Asta Gröting

Fassade
2019, Installation in wax,
85 ⨉ 70 ⨉ 5 cm

 

About the Work

The Archaeological Metaphor

I am working on the assumption that our psychical mechanism has come into being by a process of stratification: the material present in the form of memory traces being subject from time to time to a re-arrangement in accordance with fresh circumstances – to a re-transcription. Thus what is essentially new about my theory is the thesis that memory is present not once but several times over.

– Sigmund Freud Letter to Wilhelm Fliess, December 6, 1896

Moving on from her long association with ventriloquism in which the hollow doll became an instrument to explore the awkward, perhaps shameful feelings we cannot easily voice to each other, Gröting now gives her attention to the inner voice of the holes, scars and histories transcribed on the architectural surfaces of buildings in her city. 

How do these memory traces speak to us and how do we speak to them? It is certain that my conversation will be very different from your conversation.

The uncanny installations that make up BERLIN FACADES resemble a sculptural, slow-exposure photograph, pushing through the 20th century into the 21st in one simultaneous moment. 

Where were we then; where are we now?  

In a bold conceptual strike, Gröting embodies /embalms both trauma and time in a ghostly silicone skin. It is a forensic procedure. Peeling off these memory traces resembles the taking of fingerprints after a crime has been committed. My eyes stare in to the bullet and canon holes and the holes stare right back in to my own psychic holes.  In Gröting’s words: “I want to look from inside these destroyed walls and facades into the world – as if I could see my own face staring back at me.” 

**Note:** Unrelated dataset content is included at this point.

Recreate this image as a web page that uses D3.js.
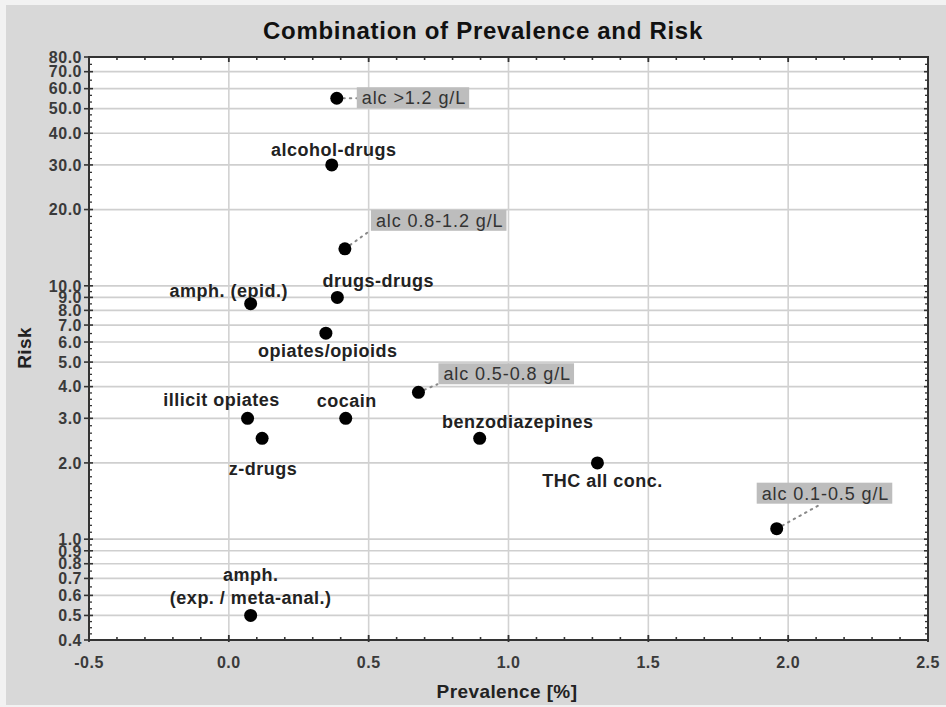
<!DOCTYPE html>
<html><head><meta charset="utf-8">
<script src="https://cdn.jsdelivr.net/npm/d3@7"></script>
<style>
html,body{margin:0;padding:0;background:#f2f2f2;}
svg{display:block;font-family:"Liberation Sans",Arial,sans-serif;}
</style></head>
<body>
<svg id="chart" width="946" height="707"></svg>
<script>
// ---- data ----
const labels = ["alc >1.2 g/L","alcohol-drugs","alc 0.8-1.2 g/L","drugs-drugs","amph. (epid.)","opiates/opioids","alc 0.5-0.8 g/L","illicit opiates","cocain","z-drugs","benzodiazepines","THC all conc.","alc 0.1-0.5 g/L","amph.|(exp. / meta-anal.)"];
const prevalence = [0.386,0.368,0.415,0.388,0.078,0.347,0.678,0.067,0.418,0.119,0.897,1.318,1.959,0.078];
const risk = [55,30,14,9,8.5,6.5,3.8,3.0,3.0,2.5,2.5,2.0,1.1,0.5];
const boxed = [true,false,true,false,false,false,true,false,false,false,false,false,true,false];
const yTicks = [0.4,0.5,0.6,0.7,0.8,0.9,1,2,3,4,5,6,7,8,9,10,20,30,40,50,60,70,80];
const xTicks = [-0.5,0,0.5,1,1.5,2,2.5];
const title = "Combination of Prevalence and Risk";
const xTitle = "Prevalence [%]";
const yTitle = "Risk";

// ---- layout (label offsets relative to the point, pixels) ----
const labelLayout = [
  {bx:20, by:-11, lx:20, ly:0},
  {dx:2, dy:-9},
  {bx:26, by:-39, lx:25, ly:-18},
  {dx:41, dy:-10},
  {dx:-22, dy:-7},
  {dx:2, dy:24},
  {bx:20, by:-29, lx:19, ly:-8},
  {dx:-26, dy:-12},
  {dx:1, dy:-11},
  {dx:1, dy:37},
  {dx:38, dy:-10},
  {dx:5, dy:24},
  {bx:-20, by:-46, lx:45, ly:-25},
  {dx:0, dy:-34, dy2:-11}
];

const svg = d3.select("#chart");
const W = 946, H = 707;
const m = {l:89, r:928, t:57, b:640};
const fmt = v => d3.format(".1f")(v).replace("\u2212","-");

svg.append("rect").attr("x",6).attr("y",5).attr("width",W-6).attr("height",700).attr("fill","#d8d8d8");
svg.append("rect").attr("x",m.l).attr("y",m.t).attr("width",m.r-m.l).attr("height",m.b-m.t).attr("fill","#fff");

const x = d3.scaleLinear().domain([-0.5,2.5]).range([m.l,m.r]);
const y = d3.scaleLog().domain([0.4,80]).range([m.b,m.t]);

// grid
svg.append("g").selectAll("line").data(yTicks.filter(v=>v>0.4&&v<80)).join("line")
  .attr("x1",m.l).attr("x2",m.r).attr("y1",d=>y(d)).attr("y2",d=>y(d))
  .attr("stroke","#cfcfcf").attr("stroke-width",1.7);
svg.append("g").selectAll("line").data(xTicks.filter(v=>v>-0.5&&v<2.5)).join("line")
  .attr("x1",d=>x(d)).attr("x2",d=>x(d)).attr("y1",m.t).attr("y2",m.b)
  .attr("stroke","#d2d2d2").attr("stroke-width",1.6);

// minor ticks
const yMinor = [];
for (let i=0;i<yTicks.length-1;i++){
  const a=yTicks[i], b=yTicks[i+1];
  const gap = y(a)-y(b);
  const n = Math.max(1, Math.round(gap/7));
  for (let k=1;k<n;k++) yMinor.push(a*Math.pow(b/a,k/n));
}
const xMinor = d3.range(-0.4,2.5,0.1).filter(v=>Math.abs(v*2-Math.round(v*2))>1e-6);
const tk = svg.append("g").attr("stroke","#333");
tk.selectAll(".ym").data(yMinor).join("line").attr("x1",m.l).attr("x2",m.l+3).attr("y1",d=>y(d)).attr("y2",d=>y(d)).attr("stroke-width",1.3);
tk.selectAll(".ymr").data(yMinor).join("line").attr("x1",m.r).attr("x2",m.r-3).attr("y1",d=>y(d)).attr("y2",d=>y(d)).attr("stroke-width",1.3);
tk.selectAll(".yM").data(yTicks).join("line").attr("x1",m.l-5).attr("x2",m.l+4).attr("y1",d=>y(d)).attr("y2",d=>y(d)).attr("stroke-width",1.6);
tk.selectAll(".yMr").data(yTicks).join("line").attr("x1",m.r).attr("x2",m.r-4).attr("y1",d=>y(d)).attr("y2",d=>y(d)).attr("stroke-width",1.6);
tk.selectAll(".xm").data(xMinor).join("line").attr("x1",d=>x(d)).attr("x2",d=>x(d)).attr("y1",m.b).attr("y2",m.b-3).attr("stroke-width",1.6);
tk.selectAll(".xmt").data(xMinor).join("line").attr("x1",d=>x(d)).attr("x2",d=>x(d)).attr("y1",m.t).attr("y2",m.t+3).attr("stroke-width",1.6);
tk.selectAll(".xM").data(xTicks).join("line").attr("x1",d=>x(d)).attr("x2",d=>x(d)).attr("y1",m.b+2).attr("y2",m.b-5).attr("stroke-width",1.8);
tk.selectAll(".xMt").data(xTicks).join("line").attr("x1",d=>x(d)).attr("x2",d=>x(d)).attr("y1",m.t).attr("y2",m.t+5).attr("stroke-width",1.8);

// frame
svg.append("rect").attr("x",m.l).attr("y",m.t).attr("width",m.r-m.l).attr("height",m.b-m.t)
  .attr("fill","none").attr("stroke","#333").attr("stroke-width",2);

// tick labels
svg.append("g").selectAll("text").data(yTicks).join("text")
  .attr("x",m.l-7).attr("y",d=>y(d)).attr("dy","0.36em").attr("text-anchor","end")
  .attr("font-size",16).attr("font-weight","bold").attr("fill","#3a3a3a").attr("letter-spacing",0.5)
  .text(fmt);
svg.append("g").selectAll("text").data(xTicks).join("text")
  .attr("x",d=>x(d)).attr("y",668).attr("text-anchor","middle")
  .attr("font-size",16).attr("font-weight","bold").attr("fill","#3a3a3a").attr("letter-spacing",0.5)
  .text(fmt);

// titles
svg.append("text").attr("x",483).attr("y",39).attr("text-anchor","middle")
  .attr("font-size",24).attr("font-weight","bold").attr("fill","#111").attr("letter-spacing",0.7).text(title);
svg.append("text").attr("x",507).attr("y",698).attr("text-anchor","middle")
  .attr("font-size",19).attr("font-weight","bold").attr("fill","#222").attr("letter-spacing",0.4).text(xTitle);
svg.append("text").attr("transform","translate(31,348) rotate(-90)").attr("text-anchor","middle")
  .attr("font-size",19).attr("font-weight","bold").attr("fill","#222").attr("letter-spacing",0.4).text(yTitle);

// points & labels
const pts = labels.map((l,i)=>({label:l, px:x(prevalence[i]), py:y(risk[i]), boxed:boxed[i], lay:labelLayout[i]}));
const lg = svg.append("g");
pts.forEach(p=>{
  const L = p.lay;
  if (p.boxed){
    lg.append("line").attr("x1",p.px).attr("y1",p.py).attr("x2",p.px+L.lx).attr("y2",p.py+L.ly)
      .attr("stroke","#888").attr("stroke-width",2).attr("stroke-dasharray","1.5,5").attr("stroke-linecap","round");
    const g = lg.append("g");
    const r = g.append("rect").attr("fill","#bdbdbd");
    const t = g.append("text").attr("x",p.px+L.bx+5).attr("y",p.py+L.by+17)
      .attr("font-size",18).attr("fill","#333").attr("letter-spacing",0.9).text(p.label);
    const bb = t.node().getBBox();
    r.attr("x",p.px+L.bx).attr("y",p.py+L.by).attr("width",bb.width+8).attr("height",21);
  } else {
    const parts = p.label.split("|");
    lg.append("text").attr("x",p.px+L.dx).attr("y",p.py+L.dy).attr("text-anchor","middle")
      .attr("font-size",18).attr("font-weight","bold").attr("fill","#222").attr("letter-spacing",0.5).text(parts[0]);
    if (parts[1]) lg.append("text").attr("x",p.px+L.dx).attr("y",p.py+L.dy2).attr("text-anchor","middle")
      .attr("font-size",18).attr("font-weight","bold").attr("fill","#222").attr("letter-spacing",0.5).text(parts[1]);
  }
});
svg.append("g").selectAll("circle").data(pts).join("circle")
  .attr("cx",d=>d.px).attr("cy",d=>d.py).attr("r",6.5).attr("fill","#000");
</script>
</body></html>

Gröting’s ongoing sculptural conversation between interiors and exteriors across a number of media, her absolute preoccupation with the ways in which the invisible can technically be rendered visible – (a task usually pursued by poets) – makes her uniquely placed to land inside these cracked, pierced, damaged walls. 

As I stand before these facades, re-transcribed by Gröting in silicone, how am I being invited to read their expression and repression? I am reminded that the function of skin is to protect my body from damage. Furthermore, if skin can access my mood and physical state, it can also bring to the surface any number of turbulent emotions –the historical and personal represented in visible marks and traces. This is why most of us give a great deal of attention to concealing our own facades. Let me tell you that every time I type the word-facade – (also meaning a deceptive outward appearance), my spell-check changes this word to face – a blunt, literal robo-correction, but it is not incorrect. A facade is the face of a building. 

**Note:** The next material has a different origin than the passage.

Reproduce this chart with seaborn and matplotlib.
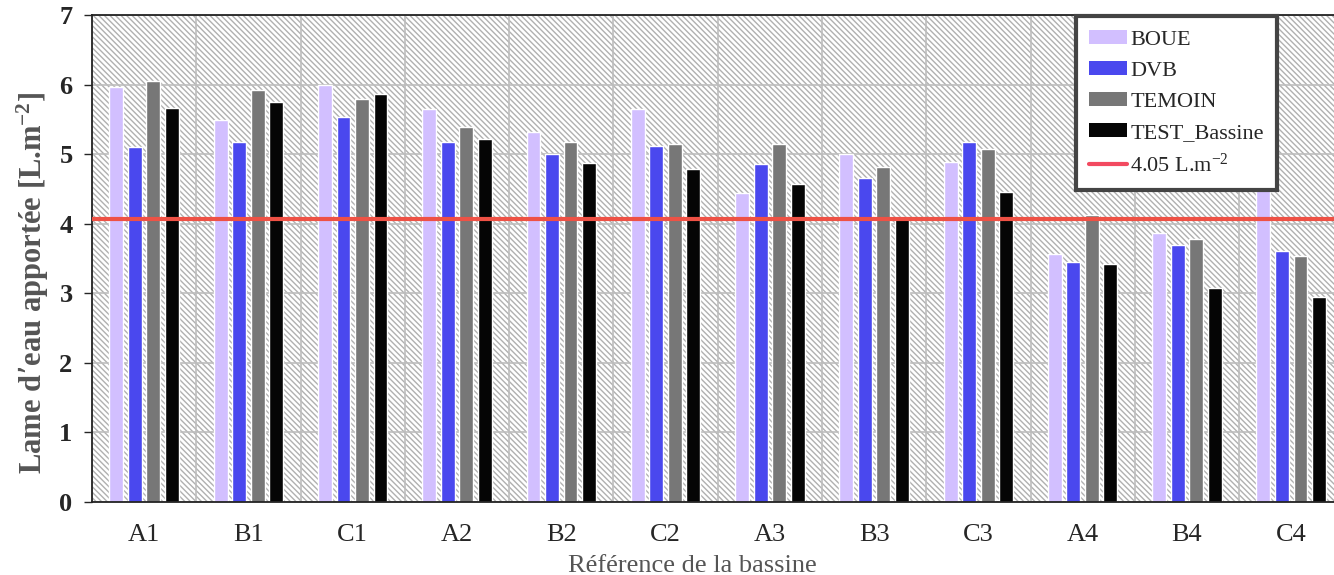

There is in English the phrase to be stony faced (literally, to have the face of a stone) – meaning to reveal nothing of our inner thoughts, to show no emotion. Yet, as we know, our facades do eventually crumble, and when that happens, we are unmasked to reveal our concealed histories.

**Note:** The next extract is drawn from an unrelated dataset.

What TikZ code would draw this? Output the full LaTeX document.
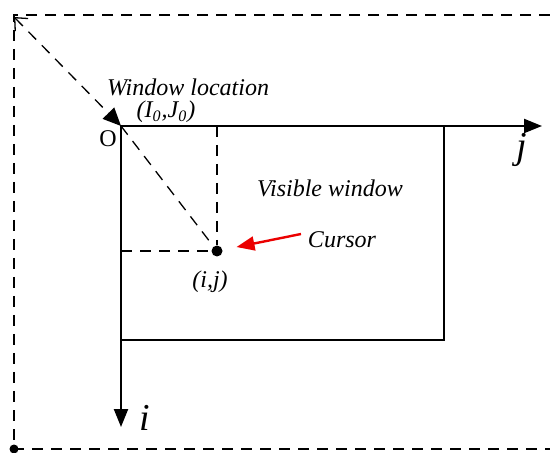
\documentclass[tikz,border=0pt]{standalone}
\usepackage{fontspec}
\setmainfont{Liberation Serif}
\usetikzlibrary{arrows.meta}
\definecolor{CursorRed}{RGB}{235,0,0}

\begin{document}
\begin{tikzpicture}[x=0.5pt,y=-0.5pt,
    dashline/.style={dash pattern=on 5.5pt off 4pt,line width=.65pt},
    axisline/.style={line width=1.1pt,-{Triangle[length=9pt,width=7pt]}},
    dotnode/.style={circle,fill=black,inner sep=0pt,minimum size=5.5pt},
    lbl/.style={font=\fontsize{12}{14}\selectfont\itshape,inner sep=1pt}]
  \useasboundingbox (0,0) rectangle (550,453);
  % outer frame (whole picture)
  \coordinate (corner) at (14,17);
  \draw[dashline] (550,15) -- (14,15) -- (14,449) -- (550,449);
  \node[dotnode,minimum size=4.5pt] (base) at (14,449) {};
  % window origin and axes
  \coordinate (org) at (121,126);
  \coordinate (jend) at (542,126);
  \coordinate (iend) at (121,427);
  \draw[axisline] (org) -- (jend);
  \draw[axisline] (org) -- (iend);
  \node[font=\fontsize{19}{20}\selectfont\itshape] (jlbl) at (522,150) {j};
  \node[font=\fontsize{19}{20}\selectfont\itshape] (ilbl) at (145,418) {i};
  \node[font=\fontsize{12}{14}\selectfont] (olbl) at (108,139) {O};
  % visible window
  \draw[line width=.95pt] (org) rectangle (444,340);
  \node[lbl] (vis) at (330,188) {Visible window};
  % window location
  \draw[dashline,{Straight Barb[length=5pt,width=9pt]}-{Triangle[length=9pt,width=8pt]}]
    (corner) -- (org);
  \node[lbl] (wloc) at (188,87) {Window location};
  \node[lbl] (i0j0) at (166,112) {(I\textsubscript{0},J\textsubscript{0})};
  % cursor
  \node[dotnode] (cur) at (217,251) {};
  \coordinate (jtop) at (217,126);
  \coordinate (ileft) at (121,251);
  \draw[dashline] (org) -- (cur);
  \draw[dashline] (jtop) -- (cur);
  \draw[dashline] (ileft) -- (cur);
  \node[lbl] (ijlbl) at (210,282) {(i,j)};
  \node[lbl] (curlbl) at (342,240) {Cursor};
  \coordinate (redtail) at (301,234);
  \draw[CursorRed,line width=1.2pt,-{Triangle[length=9pt,width=7pt]},
    shorten >=7pt] (redtail) -- (cur);
\end{tikzpicture}
\end{document}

To return to Freud’s archeological metaphor, in which with great care and patience, the buried “objects” of the past are gradually uncovered and brought to the surface, it would seem that Gröting, in re-transcribing these historical and architectural memory traces (blurring, smudging, smearing still intact) has excavated both past and present, conserving and reconstructing our relations to them. 

– Deborah Levy, 2016

 
 

About the Artist

Asta Gröting (born in Herford, Germany, in 1961) is a contemporary artist. She works in a variety of media like sculpture, performance, and video. Her work has been shown in solo exhibitions at KINDL - Centre for Contemporary Art Berlin, the Kunstraum Dornbirn, the Neuer Berliner Kunstverein, the LENTOS Art Museum in Linz, and the Henry Moore Sculpture Institute, among others. She has also participated in international group exhibitions at venues including the Maas Museum in Sydney, the German Hygiene Museum in Dresden, the Hartware Medienkunstverein Dortmund, and the 22nd Bienal de São Paulo. Gröting's works often present ordinary, familiar elements, where the viewer's attention is drawn towards their material transformation, caused by the exaggeration of the familiar. In Gröting's work there is a focus on what is not visible, like the inner voice, the space between lovers having sex, the digestive system, or the inside of holes made by bullets, and the ways in which the invisible can be brought to the surface. She is currently a professor at the Braunschweig University of Art.